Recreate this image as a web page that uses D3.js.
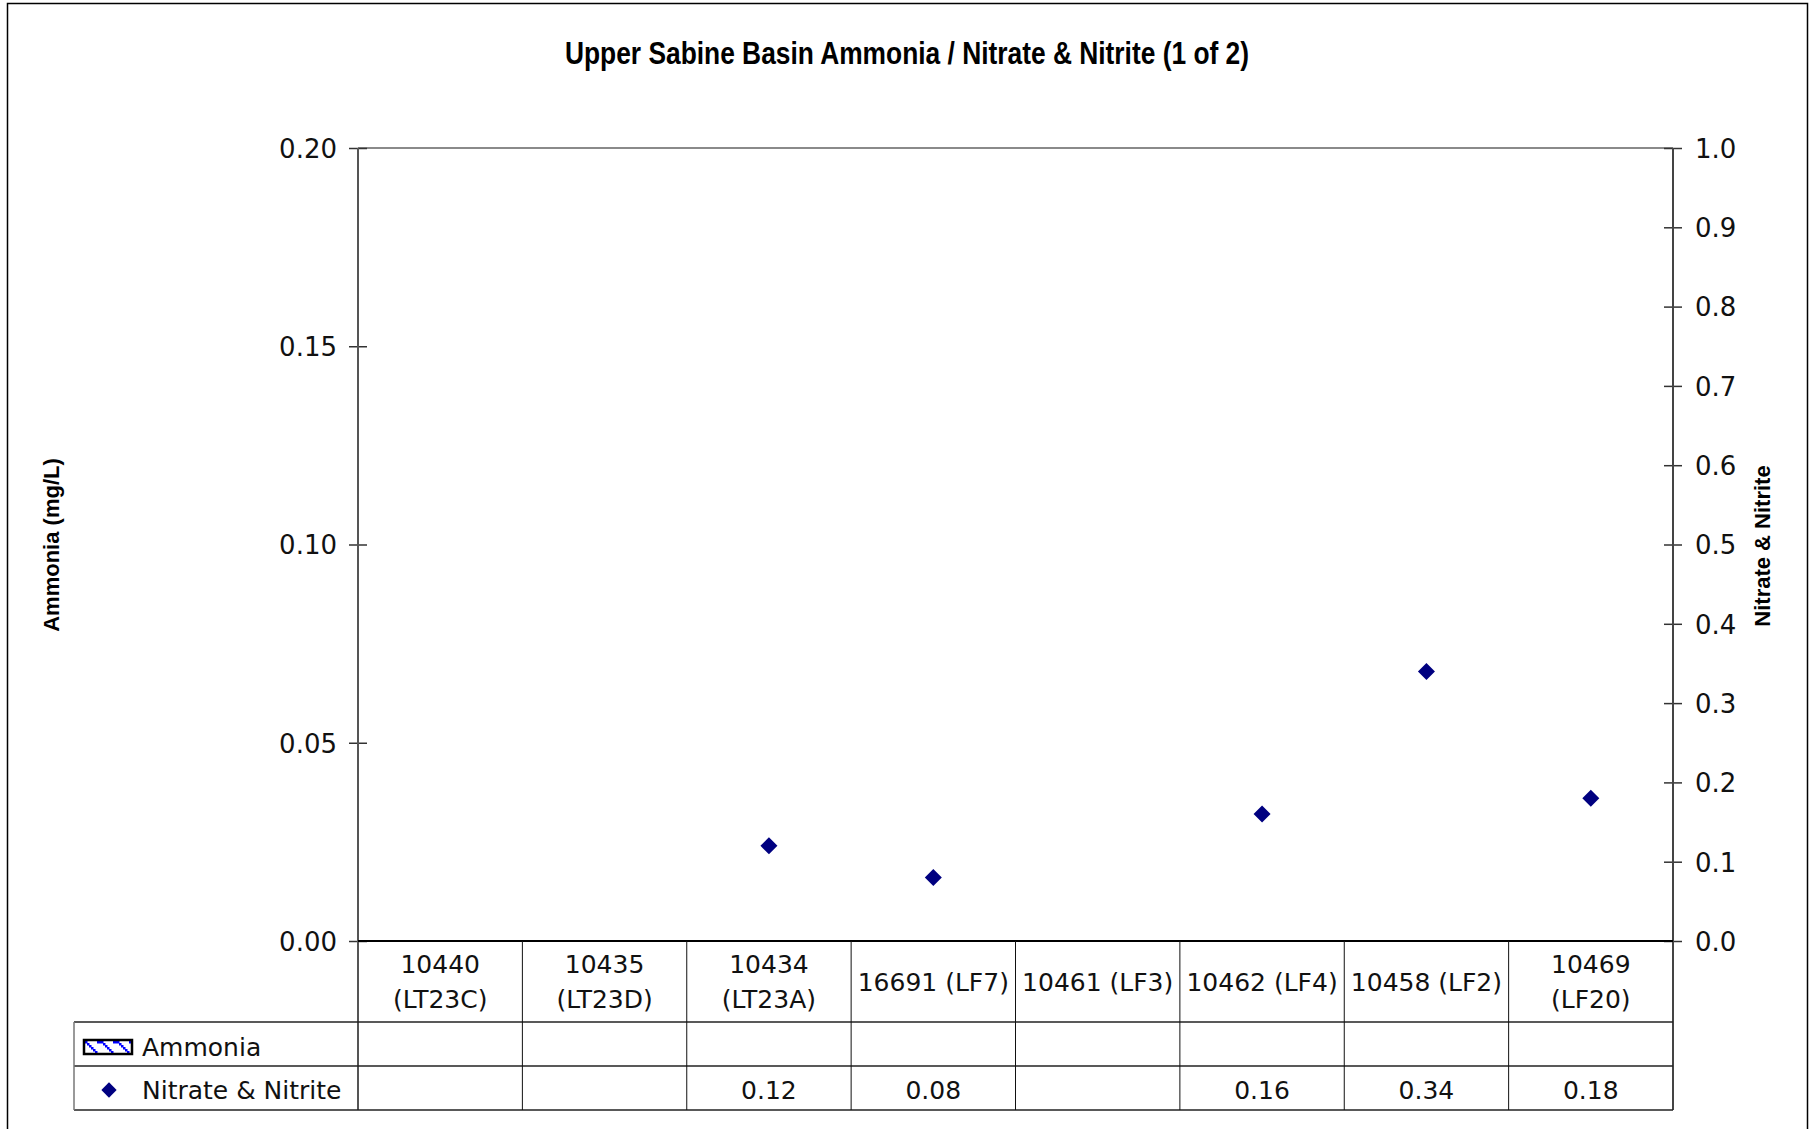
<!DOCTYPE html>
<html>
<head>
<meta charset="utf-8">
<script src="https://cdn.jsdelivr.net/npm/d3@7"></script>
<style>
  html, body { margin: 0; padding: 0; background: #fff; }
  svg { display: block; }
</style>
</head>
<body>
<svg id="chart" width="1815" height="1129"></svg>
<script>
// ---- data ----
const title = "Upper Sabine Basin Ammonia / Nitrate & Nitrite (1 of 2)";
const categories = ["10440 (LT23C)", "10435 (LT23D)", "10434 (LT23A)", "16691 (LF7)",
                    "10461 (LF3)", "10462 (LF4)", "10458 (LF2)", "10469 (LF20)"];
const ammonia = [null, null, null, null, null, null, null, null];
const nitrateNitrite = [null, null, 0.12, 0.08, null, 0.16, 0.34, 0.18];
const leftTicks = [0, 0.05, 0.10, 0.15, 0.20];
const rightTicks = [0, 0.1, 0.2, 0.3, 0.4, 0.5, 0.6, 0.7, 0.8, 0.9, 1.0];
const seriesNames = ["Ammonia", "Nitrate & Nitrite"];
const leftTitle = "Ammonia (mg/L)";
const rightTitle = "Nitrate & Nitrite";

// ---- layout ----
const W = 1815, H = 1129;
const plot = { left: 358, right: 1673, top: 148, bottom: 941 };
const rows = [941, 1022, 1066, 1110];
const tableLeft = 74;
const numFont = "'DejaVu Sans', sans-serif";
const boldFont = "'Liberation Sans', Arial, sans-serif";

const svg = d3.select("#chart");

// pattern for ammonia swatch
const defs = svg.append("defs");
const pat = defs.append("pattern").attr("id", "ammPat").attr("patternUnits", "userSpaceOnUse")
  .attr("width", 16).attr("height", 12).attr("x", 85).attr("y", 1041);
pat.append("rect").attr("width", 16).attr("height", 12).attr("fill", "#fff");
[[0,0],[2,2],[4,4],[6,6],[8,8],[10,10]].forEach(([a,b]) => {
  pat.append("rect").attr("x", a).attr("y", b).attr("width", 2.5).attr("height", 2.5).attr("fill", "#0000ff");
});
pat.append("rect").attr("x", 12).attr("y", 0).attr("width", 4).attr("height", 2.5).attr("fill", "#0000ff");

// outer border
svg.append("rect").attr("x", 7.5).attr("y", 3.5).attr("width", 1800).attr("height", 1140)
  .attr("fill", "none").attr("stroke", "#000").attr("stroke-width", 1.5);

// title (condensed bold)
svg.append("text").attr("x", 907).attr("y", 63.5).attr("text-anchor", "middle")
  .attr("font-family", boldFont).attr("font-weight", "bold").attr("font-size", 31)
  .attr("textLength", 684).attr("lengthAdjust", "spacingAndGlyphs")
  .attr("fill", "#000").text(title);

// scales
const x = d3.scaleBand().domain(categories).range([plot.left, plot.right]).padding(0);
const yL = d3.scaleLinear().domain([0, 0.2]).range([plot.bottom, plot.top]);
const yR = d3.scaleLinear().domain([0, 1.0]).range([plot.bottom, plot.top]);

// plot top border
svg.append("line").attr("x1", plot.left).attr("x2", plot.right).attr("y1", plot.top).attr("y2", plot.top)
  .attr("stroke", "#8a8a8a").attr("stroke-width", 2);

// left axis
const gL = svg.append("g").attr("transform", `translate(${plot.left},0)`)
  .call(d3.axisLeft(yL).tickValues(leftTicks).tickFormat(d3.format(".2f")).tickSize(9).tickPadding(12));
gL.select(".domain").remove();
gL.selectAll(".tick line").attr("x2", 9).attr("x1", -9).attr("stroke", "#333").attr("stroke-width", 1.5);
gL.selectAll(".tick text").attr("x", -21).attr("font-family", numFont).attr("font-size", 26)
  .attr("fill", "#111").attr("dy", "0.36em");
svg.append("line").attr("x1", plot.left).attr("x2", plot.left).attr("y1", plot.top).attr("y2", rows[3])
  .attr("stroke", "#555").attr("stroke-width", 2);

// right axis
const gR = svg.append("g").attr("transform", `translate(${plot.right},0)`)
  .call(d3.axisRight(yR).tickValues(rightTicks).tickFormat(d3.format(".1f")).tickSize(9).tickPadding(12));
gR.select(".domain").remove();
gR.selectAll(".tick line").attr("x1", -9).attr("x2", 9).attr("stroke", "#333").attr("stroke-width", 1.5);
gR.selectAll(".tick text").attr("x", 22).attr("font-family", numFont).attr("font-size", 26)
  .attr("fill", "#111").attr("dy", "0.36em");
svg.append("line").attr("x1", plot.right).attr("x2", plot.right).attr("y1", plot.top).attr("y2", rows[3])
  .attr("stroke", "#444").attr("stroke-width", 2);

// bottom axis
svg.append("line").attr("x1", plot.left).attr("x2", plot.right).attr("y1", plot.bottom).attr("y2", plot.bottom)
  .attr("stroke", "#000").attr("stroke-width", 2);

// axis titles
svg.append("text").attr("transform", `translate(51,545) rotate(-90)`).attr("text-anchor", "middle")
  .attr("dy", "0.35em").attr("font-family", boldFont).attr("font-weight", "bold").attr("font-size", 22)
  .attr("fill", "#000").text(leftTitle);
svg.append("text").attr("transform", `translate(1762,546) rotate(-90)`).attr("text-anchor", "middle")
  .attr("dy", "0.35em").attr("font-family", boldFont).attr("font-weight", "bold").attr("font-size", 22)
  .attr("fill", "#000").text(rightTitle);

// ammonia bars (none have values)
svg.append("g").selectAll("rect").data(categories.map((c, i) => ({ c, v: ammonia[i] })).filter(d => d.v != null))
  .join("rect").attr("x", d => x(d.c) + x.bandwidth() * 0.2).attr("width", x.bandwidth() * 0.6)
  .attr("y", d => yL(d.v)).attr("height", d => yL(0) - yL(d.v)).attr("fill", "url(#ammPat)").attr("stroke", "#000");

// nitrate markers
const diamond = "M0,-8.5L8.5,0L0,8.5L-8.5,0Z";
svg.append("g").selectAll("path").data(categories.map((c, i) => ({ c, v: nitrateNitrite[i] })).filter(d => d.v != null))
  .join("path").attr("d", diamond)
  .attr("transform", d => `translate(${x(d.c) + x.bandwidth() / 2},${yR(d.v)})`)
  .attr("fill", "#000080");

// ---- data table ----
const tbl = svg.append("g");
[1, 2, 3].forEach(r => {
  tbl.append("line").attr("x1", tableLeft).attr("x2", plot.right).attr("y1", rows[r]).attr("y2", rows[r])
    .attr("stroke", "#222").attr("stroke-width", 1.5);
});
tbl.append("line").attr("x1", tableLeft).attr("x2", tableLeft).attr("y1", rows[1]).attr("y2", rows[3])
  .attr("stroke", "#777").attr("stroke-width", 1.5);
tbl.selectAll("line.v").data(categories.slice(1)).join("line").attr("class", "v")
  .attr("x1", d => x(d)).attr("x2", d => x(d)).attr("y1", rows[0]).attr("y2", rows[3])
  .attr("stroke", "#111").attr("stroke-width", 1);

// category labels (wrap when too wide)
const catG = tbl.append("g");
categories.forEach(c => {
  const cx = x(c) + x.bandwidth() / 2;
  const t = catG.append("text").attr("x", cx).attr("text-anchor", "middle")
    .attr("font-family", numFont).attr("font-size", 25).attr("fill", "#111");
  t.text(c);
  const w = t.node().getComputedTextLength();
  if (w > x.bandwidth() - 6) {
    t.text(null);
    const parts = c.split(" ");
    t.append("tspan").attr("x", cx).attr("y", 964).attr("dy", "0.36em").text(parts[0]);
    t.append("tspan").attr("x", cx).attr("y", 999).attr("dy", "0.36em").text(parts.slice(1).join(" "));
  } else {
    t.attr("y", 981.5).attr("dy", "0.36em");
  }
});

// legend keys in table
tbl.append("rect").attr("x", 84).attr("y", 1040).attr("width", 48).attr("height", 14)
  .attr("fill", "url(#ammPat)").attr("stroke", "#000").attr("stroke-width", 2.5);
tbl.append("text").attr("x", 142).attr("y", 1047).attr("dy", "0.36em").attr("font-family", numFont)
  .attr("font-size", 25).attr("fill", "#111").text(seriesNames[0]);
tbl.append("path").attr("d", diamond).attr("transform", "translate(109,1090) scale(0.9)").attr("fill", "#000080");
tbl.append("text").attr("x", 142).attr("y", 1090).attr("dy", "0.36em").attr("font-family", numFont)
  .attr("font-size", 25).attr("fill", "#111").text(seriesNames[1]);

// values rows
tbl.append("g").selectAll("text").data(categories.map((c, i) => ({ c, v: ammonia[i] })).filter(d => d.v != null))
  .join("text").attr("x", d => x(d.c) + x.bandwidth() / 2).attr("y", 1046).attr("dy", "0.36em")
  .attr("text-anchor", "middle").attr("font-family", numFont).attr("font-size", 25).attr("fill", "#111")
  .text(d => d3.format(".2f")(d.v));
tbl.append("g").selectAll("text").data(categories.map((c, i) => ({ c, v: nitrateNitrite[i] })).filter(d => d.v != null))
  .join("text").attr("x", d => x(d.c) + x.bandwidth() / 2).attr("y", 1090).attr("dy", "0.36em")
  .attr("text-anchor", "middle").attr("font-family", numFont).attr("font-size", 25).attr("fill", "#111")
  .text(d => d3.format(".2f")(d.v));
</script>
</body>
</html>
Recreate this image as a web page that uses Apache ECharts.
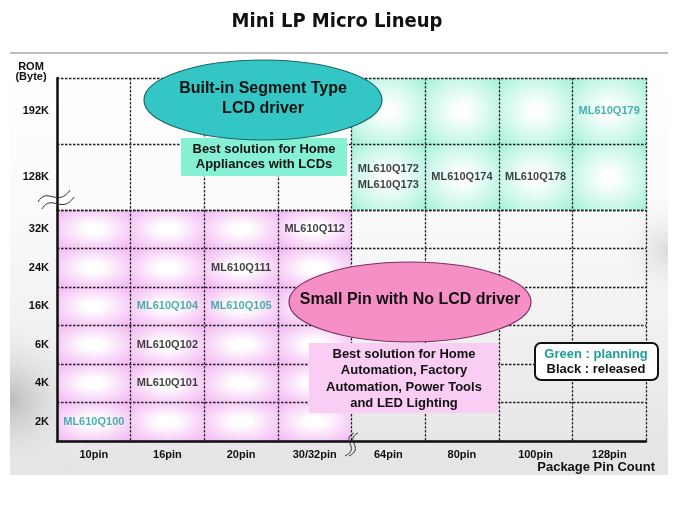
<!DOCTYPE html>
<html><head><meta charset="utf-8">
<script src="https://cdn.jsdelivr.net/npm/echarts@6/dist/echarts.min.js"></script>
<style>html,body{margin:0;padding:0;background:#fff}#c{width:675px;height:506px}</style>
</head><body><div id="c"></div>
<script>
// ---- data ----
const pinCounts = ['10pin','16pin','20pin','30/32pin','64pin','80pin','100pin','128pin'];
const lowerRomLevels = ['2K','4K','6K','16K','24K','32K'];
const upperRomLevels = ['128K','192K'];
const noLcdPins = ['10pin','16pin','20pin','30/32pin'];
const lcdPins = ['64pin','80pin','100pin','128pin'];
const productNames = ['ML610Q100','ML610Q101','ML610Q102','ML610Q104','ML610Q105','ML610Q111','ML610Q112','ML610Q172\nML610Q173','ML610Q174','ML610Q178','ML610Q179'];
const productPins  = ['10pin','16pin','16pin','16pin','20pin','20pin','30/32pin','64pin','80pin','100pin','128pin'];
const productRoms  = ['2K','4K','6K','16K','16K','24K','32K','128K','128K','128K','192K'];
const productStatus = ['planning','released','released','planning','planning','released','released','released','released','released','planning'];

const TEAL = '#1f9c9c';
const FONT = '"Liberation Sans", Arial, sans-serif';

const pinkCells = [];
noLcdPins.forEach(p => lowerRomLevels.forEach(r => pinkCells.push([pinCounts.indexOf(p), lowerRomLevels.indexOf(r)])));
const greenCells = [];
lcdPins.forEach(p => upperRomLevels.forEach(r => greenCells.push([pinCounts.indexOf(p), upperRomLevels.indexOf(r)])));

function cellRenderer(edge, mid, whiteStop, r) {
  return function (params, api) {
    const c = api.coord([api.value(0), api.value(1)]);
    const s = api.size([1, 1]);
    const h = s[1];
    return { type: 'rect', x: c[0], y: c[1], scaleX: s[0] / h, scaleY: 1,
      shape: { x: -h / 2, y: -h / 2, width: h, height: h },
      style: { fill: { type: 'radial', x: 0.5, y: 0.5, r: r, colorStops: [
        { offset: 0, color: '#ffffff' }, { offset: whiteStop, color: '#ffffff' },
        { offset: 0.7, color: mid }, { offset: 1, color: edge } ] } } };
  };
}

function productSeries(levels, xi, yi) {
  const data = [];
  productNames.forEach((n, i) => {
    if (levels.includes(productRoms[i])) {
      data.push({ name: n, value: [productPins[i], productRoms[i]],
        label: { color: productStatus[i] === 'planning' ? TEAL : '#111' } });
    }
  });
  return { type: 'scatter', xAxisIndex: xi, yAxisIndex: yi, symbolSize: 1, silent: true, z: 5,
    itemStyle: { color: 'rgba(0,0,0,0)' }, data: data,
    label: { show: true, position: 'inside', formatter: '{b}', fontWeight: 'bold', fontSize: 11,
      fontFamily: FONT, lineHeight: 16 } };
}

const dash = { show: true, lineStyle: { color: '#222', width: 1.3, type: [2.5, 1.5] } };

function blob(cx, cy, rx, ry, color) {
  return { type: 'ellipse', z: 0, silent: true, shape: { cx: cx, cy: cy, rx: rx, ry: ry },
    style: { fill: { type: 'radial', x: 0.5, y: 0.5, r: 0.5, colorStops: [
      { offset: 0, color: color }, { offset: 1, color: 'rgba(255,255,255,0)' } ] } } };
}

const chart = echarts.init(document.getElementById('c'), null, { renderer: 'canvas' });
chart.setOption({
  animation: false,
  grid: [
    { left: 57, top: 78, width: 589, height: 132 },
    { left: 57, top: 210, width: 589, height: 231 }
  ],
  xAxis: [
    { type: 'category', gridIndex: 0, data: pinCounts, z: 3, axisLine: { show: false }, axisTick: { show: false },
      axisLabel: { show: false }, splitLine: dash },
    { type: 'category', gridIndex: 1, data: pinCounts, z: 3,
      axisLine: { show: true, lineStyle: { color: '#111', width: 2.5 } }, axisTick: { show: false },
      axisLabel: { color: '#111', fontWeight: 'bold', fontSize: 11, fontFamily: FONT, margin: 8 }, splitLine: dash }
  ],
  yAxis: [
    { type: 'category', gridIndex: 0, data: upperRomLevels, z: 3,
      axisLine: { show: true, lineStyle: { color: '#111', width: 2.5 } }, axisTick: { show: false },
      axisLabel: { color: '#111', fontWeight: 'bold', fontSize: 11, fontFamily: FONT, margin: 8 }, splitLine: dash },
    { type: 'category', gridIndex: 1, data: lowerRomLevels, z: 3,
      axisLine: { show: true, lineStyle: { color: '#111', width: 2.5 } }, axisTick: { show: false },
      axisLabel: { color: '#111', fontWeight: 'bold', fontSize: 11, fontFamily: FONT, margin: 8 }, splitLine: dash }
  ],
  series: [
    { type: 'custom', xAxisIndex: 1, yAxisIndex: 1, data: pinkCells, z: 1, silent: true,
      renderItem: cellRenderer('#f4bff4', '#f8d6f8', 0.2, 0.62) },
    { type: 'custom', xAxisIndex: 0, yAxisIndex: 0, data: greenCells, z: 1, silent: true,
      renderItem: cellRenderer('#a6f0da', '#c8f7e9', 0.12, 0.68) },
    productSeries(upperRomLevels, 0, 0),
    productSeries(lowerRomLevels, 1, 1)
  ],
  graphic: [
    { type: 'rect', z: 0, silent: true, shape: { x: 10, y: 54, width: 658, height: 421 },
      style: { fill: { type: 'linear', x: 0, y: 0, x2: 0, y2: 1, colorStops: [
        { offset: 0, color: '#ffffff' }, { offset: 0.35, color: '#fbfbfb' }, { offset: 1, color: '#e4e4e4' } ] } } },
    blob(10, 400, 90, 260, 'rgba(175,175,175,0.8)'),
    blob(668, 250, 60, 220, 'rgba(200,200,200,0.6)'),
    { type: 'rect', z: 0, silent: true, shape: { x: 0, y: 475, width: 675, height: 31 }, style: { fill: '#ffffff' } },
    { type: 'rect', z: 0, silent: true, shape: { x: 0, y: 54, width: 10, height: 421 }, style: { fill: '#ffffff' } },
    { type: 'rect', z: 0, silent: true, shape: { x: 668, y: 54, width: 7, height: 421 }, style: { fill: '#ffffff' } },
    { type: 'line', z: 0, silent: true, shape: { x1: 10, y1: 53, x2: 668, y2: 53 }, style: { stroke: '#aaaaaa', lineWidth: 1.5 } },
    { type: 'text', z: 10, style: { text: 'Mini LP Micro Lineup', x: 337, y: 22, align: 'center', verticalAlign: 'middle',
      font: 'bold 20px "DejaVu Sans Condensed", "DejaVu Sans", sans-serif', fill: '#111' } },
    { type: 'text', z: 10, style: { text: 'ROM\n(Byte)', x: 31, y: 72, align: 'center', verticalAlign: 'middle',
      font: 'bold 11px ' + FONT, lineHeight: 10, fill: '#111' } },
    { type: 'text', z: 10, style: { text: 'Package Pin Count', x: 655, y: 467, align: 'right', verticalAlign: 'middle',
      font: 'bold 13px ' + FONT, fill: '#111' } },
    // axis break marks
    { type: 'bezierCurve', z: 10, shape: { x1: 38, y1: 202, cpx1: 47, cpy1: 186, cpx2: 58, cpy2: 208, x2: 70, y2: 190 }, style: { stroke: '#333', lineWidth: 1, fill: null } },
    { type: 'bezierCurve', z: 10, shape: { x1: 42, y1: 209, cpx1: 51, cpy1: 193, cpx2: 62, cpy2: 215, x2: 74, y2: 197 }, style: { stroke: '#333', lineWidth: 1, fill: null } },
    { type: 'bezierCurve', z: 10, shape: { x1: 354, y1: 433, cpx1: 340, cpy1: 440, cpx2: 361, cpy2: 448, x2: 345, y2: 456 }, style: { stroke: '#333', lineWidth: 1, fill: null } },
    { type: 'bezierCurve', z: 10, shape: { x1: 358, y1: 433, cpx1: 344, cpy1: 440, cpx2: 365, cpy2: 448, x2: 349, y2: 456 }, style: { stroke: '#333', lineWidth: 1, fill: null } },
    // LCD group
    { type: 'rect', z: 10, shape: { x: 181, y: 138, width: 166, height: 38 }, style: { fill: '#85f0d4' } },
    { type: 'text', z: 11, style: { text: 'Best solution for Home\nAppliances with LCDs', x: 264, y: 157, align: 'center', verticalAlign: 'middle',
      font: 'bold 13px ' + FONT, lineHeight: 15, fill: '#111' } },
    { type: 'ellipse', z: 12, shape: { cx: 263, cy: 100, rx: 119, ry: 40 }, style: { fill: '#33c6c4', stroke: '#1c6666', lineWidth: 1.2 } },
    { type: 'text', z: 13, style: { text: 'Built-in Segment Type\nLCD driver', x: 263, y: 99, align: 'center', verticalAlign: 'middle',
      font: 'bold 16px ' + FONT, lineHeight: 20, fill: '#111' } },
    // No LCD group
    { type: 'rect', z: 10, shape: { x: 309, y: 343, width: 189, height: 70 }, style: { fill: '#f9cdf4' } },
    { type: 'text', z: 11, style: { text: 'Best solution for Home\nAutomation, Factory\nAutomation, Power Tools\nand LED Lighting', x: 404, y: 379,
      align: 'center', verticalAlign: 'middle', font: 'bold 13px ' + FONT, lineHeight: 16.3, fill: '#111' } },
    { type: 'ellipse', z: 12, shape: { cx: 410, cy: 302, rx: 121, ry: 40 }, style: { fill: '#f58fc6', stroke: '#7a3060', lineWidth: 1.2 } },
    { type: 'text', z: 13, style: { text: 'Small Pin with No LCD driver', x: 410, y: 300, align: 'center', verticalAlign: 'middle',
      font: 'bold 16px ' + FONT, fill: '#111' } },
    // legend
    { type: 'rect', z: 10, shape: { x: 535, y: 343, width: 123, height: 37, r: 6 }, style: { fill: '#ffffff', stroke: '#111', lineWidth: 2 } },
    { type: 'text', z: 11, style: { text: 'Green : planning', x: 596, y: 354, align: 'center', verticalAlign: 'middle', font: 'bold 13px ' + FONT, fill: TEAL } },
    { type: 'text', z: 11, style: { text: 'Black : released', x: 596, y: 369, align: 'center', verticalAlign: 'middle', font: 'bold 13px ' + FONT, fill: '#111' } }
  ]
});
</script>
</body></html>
● ● ● ● ● ● ●
REQUEST>
Every line of the listing that holds "this" should be found and copied.

FINISHED ANSWER>
Recreate this image as a web page that uses D3.js.
Recreate this image as a web page that uses Apache ECharts.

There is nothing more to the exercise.